■ EXERCISE INSTRUCTIONS: For each line in the data below that holds "chart", return a copy.
* BEGIN STORED DATA *
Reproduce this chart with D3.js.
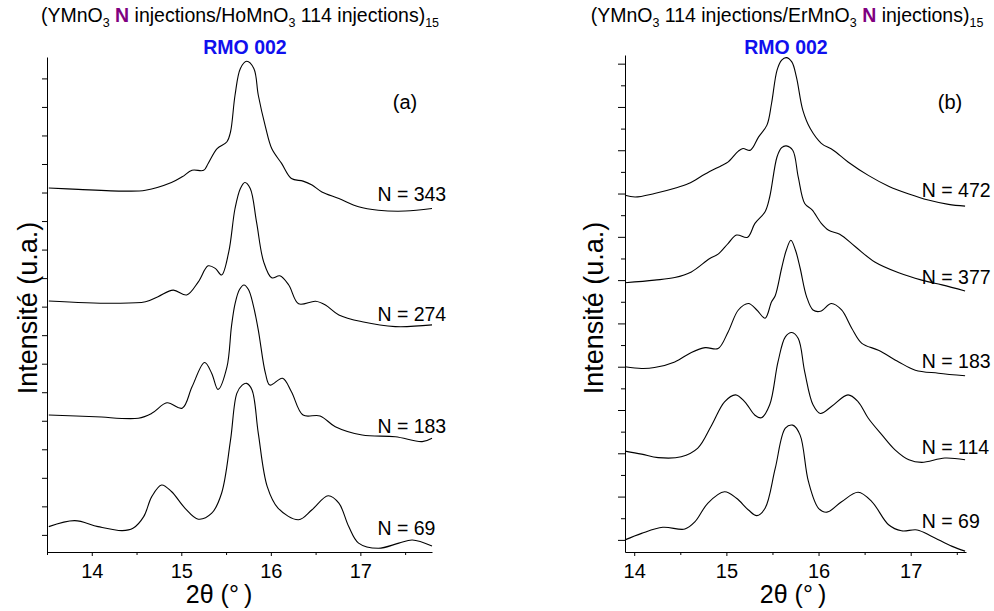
<!DOCTYPE html>
<html><head><meta charset="utf-8">
<script src="https://cdn.jsdelivr.net/npm/d3@7"></script>
<style>
body{margin:0;background:#fff}
svg{display:block}
text{font-family:"Liberation Sans",Arial,Helvetica,sans-serif}
</style>
</head><body>
<svg id="chart" width="994" height="611"></svg>
<script>
// ---------- DATA (2θ in degrees, intensity in arbitrary stacked units) ----------
const seriesNamesA = ["N = 343", "N = 274", "N = 183", "N = 69"];
const seriesNamesB = ["N = 472", "N = 377", "N = 183", "N = 114", "N = 69"];
const xTicksMajor = [14, 15, 16, 17];

const a343 = [[13.52,12.16],[13.85,12.11],[14.37,12.05],[14.60,12.08],[14.89,12.35],[15.01,12.55],[15.12,12.78],[15.25,12.78],[15.30,13.02],[15.40,13.54],[15.51,13.78],[15.55,14.13],[15.60,15.41],[15.66,16.35],[15.73,16.60],[15.81,16.35],[15.86,15.41],[15.94,14.30],[16.01,13.54],[16.12,13.02],[16.23,12.49],[16.36,12.40],[16.46,12.26],[16.57,12.02],[16.76,11.79],[16.98,11.50],[17.20,11.38],[17.50,11.35],[17.80,11.44]];
const a274 = [[13.52,8.20],[14.22,8.12],[14.60,8.17],[14.74,8.35],[14.91,8.58],[15.06,8.41],[15.19,8.87],[15.30,9.43],[15.38,9.34],[15.45,9.11],[15.53,9.92],[15.60,11.44],[15.66,12.14],[15.71,12.35],[15.77,12.14],[15.84,10.97],[15.92,9.57],[16.01,9.01],[16.10,9.08],[16.20,8.76],[16.31,8.10],[16.50,8.19],[16.61,8.06],[16.76,7.71],[17.02,7.47],[17.39,7.30],[17.80,7.36]];
const a183 = [[13.52,4.20],[14.04,4.14],[14.52,4.09],[14.67,4.26],[14.84,4.63],[15.01,4.44],[15.12,5.19],[15.26,6.04],[15.34,5.66],[15.41,5.10],[15.51,5.89],[15.56,7.30],[15.60,8.10],[15.65,8.60],[15.70,8.76],[15.75,8.60],[15.80,8.10],[15.86,7.18],[15.94,5.66],[15.99,5.25],[16.13,5.49],[16.23,5.02],[16.36,4.20],[16.55,4.17],[16.72,3.79],[17.02,3.50],[17.39,3.44],[17.69,3.27],[17.80,3.39]];
const a69 = [[13.52,0.29],[13.81,0.50],[14.07,0.29],[14.34,0.15],[14.46,0.23],[14.58,0.64],[14.67,1.34],[14.78,1.75],[14.89,1.52],[15.04,0.94],[15.19,0.55],[15.34,0.76],[15.45,1.46],[15.55,3.33],[15.62,4.96],[15.68,5.25],[15.73,5.31],[15.79,5.08],[15.86,3.56],[15.96,1.69],[16.08,0.94],[16.31,0.53],[16.46,0.88],[16.64,1.37],[16.76,1.11],[16.87,0.29],[16.98,-0.29],[17.20,-0.47],[17.43,-0.29],[17.58,-0.18],[17.80,-0.39]];

const b472 = [[13.90,7.96],[14.01,7.92],[14.22,8.00],[14.44,8.12],[14.59,8.23],[14.77,8.45],[14.95,8.65],[15.02,8.73],[15.13,8.98],[15.18,9.04],[15.26,9.00],[15.35,9.31],[15.44,9.58],[15.49,10.08],[15.55,10.85],[15.60,11.08],[15.65,11.14],[15.71,11.04],[15.76,10.69],[15.83,9.92],[15.91,9.50],[16.03,9.16],[16.16,9.00],[16.32,8.73],[16.54,8.42],[16.76,8.17],[16.98,7.99],[17.19,7.85],[17.41,7.75],[17.59,7.71]];
const b377 = [[13.90,5.94],[14.22,6.00],[14.44,6.06],[14.62,6.19],[14.82,6.50],[14.91,6.60],[15.02,6.85],[15.11,7.04],[15.23,6.99],[15.31,7.31],[15.42,7.58],[15.47,7.92],[15.55,8.85],[15.60,9.06],[15.65,9.10],[15.72,9.00],[15.78,8.38],[15.85,7.77],[15.93,7.62],[16.03,7.31],[16.11,7.15],[16.23,7.06],[16.40,6.77],[16.61,6.42],[16.87,6.17],[17.12,6.00],[17.34,5.89],[17.59,5.75]];
const b183 = [[13.90,4.00],[14.08,3.96],[14.22,3.98],[14.44,4.11],[14.62,4.33],[14.77,4.44],[14.91,4.42],[15.02,4.81],[15.13,5.31],[15.24,5.46],[15.33,5.31],[15.42,5.12],[15.49,5.50],[15.53,5.64],[15.60,6.28],[15.65,6.69],[15.70,6.92],[15.75,6.69],[15.80,6.28],[15.87,5.62],[15.94,5.31],[16.02,5.28],[16.14,5.46],[16.25,5.31],[16.36,4.89],[16.47,4.54],[16.65,4.38],[16.87,4.11],[17.05,3.92],[17.30,3.85],[17.59,3.79]];
const b114 = [[13.90,2.05],[14.08,1.98],[14.26,1.90],[14.51,1.92],[14.69,2.12],[14.84,2.65],[14.98,3.19],[15.10,3.35],[15.20,3.19],[15.31,2.88],[15.38,2.82],[15.47,3.12],[15.56,4.11],[15.64,4.69],[15.71,4.79],[15.78,4.65],[15.85,3.88],[15.94,3.12],[16.02,2.92],[16.14,3.08],[16.32,3.35],[16.43,3.19],[16.54,2.81],[16.69,2.42],[16.83,2.08],[16.98,1.85],[17.12,1.79],[17.37,1.89],[17.59,1.85]];
const b69 = [[13.90,0.00],[14.08,0.15],[14.31,0.29],[14.55,0.25],[14.66,0.42],[14.80,0.85],[14.98,1.11],[15.11,0.96],[15.24,0.69],[15.33,0.56],[15.42,0.73],[15.53,1.65],[15.64,2.58],[15.72,2.65],[15.80,2.42],[15.89,1.35],[16.00,0.73],[16.09,0.64],[16.25,0.88],[16.43,1.10],[16.58,0.88],[16.76,0.35],[16.90,0.21],[17.07,0.23],[17.23,0.08],[17.45,-0.15],[17.59,-0.26]];

// ---------- DRAW ----------
const svg = d3.select("#chart");
const FONT = '"Liberation Sans",Arial,Helvetica,sans-serif';

function drawPanel(cfg) {
  const g = svg.append("g");
  const x = d3.scaleLinear().domain(cfg.xDomain).range([cfg.left, cfg.right]);
  const y = d3.scaleLinear().domain(cfg.yDomain).range([cfg.bottom, cfg.top]);

  // curves
  const line = d3.line().x(d => x(d[0])).y(d => y(d[1])).curve(d3.curveCatmullRom.alpha(0.5));
  g.selectAll("path.curve").data(cfg.series).join("path")
    .attr("class", "curve").attr("d", line)
    .attr("fill", "none").attr("stroke", "#000").attr("stroke-width", 1.1);

  // y axis: major + minor ticks
  g.append("g").attr("transform", `translate(${cfg.left},0)`)
    .call(d3.axisLeft(y).tickValues(cfg.yMajor).tickSize(cfg.yMajorLen).tickSizeOuter(0).tickFormat(""));
  if (cfg.yMinor.length) {
    g.append("g").attr("transform", `translate(${cfg.left},0)`)
      .call(d3.axisLeft(y).tickValues(cfg.yMinor).tickSize(cfg.yMinorLen).tickSizeOuter(0).tickFormat(""))
      .select(".domain").remove();
  }
  // x axis
  const xAx = g.append("g").attr("transform", `translate(0,${cfg.bottom})`)
    .call(d3.axisBottom(x).tickValues(xTicksMajor).tickSize(4).tickSizeOuter(0).tickPadding(8).tickFormat(d3.format("d")));
  xAx.selectAll("text").attr("font-size", 20).attr("font-family", FONT).attr("fill", "#000");
  g.append("g").attr("transform", `translate(0,${cfg.bottom})`)
    .call(d3.axisBottom(x).tickValues(cfg.xMinor).tickSize(3).tickSizeOuter(0).tickFormat(""))
    .select(".domain").remove();
  g.selectAll(".domain, .tick line").attr("stroke", "#000").attr("stroke-width", 1);

  // series labels
  cfg.names.forEach((n, i) => {
    g.append("text").attr("x", x(cfg.labelX)).attr("y", y(cfg.labelY[i]))
      .attr("font-size", 19.5).attr("fill", "#000").text(n);
  });

  // panel letter
  g.append("text").attr("x", cfg.letterX).attr("y", 109).attr("text-anchor", "middle")
    .attr("font-size", 20).attr("fill", "#000").text(cfg.letter);

  // axis titles
  g.append("text").attr("x", cfg.xTitleX).attr("y", 603).attr("text-anchor", "middle")
    .attr("font-size", 25).attr("fill", "#000").text("2θ (°\u2009)");
  g.append("text").attr("transform", `translate(${cfg.yTitleX},${cfg.yTitleY}) rotate(-90)`)
    .attr("text-anchor", "middle").attr("font-size", 27).attr("fill", "#000").text("Intensité (u.a.)");

  // header
  const t = g.append("text").attr("x", cfg.titleX).attr("y", 22).attr("text-anchor", "middle")
    .attr("font-size", 19.5).attr("fill", "#000");
  cfg.title.forEach(p => {
    const s = t.append("tspan").text(p.t);
    if (p.sub) s.attr("font-size", 12.5).attr("dy", 5);
    if (p.after) s.attr("dy", -5);
    if (p.bold) s.attr("font-weight", "bold").attr("fill", "#800080");
  });
  g.append("text").attr("x", cfg.rmoX).attr("y", 54).attr("text-anchor", "middle")
    .attr("font-size", 19.5).attr("font-weight", "bold").attr("fill", "#1010ee").text("RMO 002");
}

drawPanel({
  xDomain: [13.5, 17.8], yDomain: [-0.6, 16.75],
  left: 47, right: 432, top: 57, bottom: 552,
  series: [a343, a274, a183, a69], names: seriesNamesA,
  yMajor: d3.range(0, 17), yMinor: [], yMajorLen: 5, yMinorLen: 0,
  xMinor: [13.5, 14.5, 15.5, 16.5, 17.5],
  labelX: 17.19, labelY: [11.69, 7.5, 3.57, 0.0],
  letter: "(a)", letterX: 405,
  xTitleX: 219, yTitleX: 37, yTitleY: 308,
  titleX: 240, rmoX: 245,
  title: [{t:"(YMnO"},{t:"3",sub:true},{t:" ",after:true},{t:"N",bold:true},{t:" injections/HoMnO"},{t:"3",sub:true},{t:" 114 injections)",after:true},{t:"15",sub:true}]
});

drawPanel({
  xDomain: [13.9, 17.6], yDomain: [-0.28, 11.2],
  left: 625, right: 966, top: 55, bottom: 552,
  series: [b472, b377, b183, b114, b69], names: seriesNamesB,
  yMajor: d3.range(0, 12), yMinor: d3.range(0, 11).map(v => v + 0.5), yMajorLen: 7, yMinorLen: 4,
  xMinor: [14.5, 15.5, 16.5, 17.5],
  labelX: 17.12, labelY: [7.92, 5.92, 3.98, 1.98, 0.27],
  letter: "(b)", letterX: 950,
  xTitleX: 793, yTitleX: 603, yTitleY: 308,
  titleX: 787, rmoX: 786,
  title: [{t:"(YMnO"},{t:"3",sub:true},{t:" 114 injections/ErMnO",after:true},{t:"3",sub:true},{t:" ",after:true},{t:"N",bold:true},{t:" injections)"},{t:"15",sub:true}]
});
</script>
</body></html>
* END STORED DATA *
■ OUTPUT:
Reproduce this chart with D3.js.
<svg id="chart" width="994" height="611"></svg>
const svg = d3.select("#chart");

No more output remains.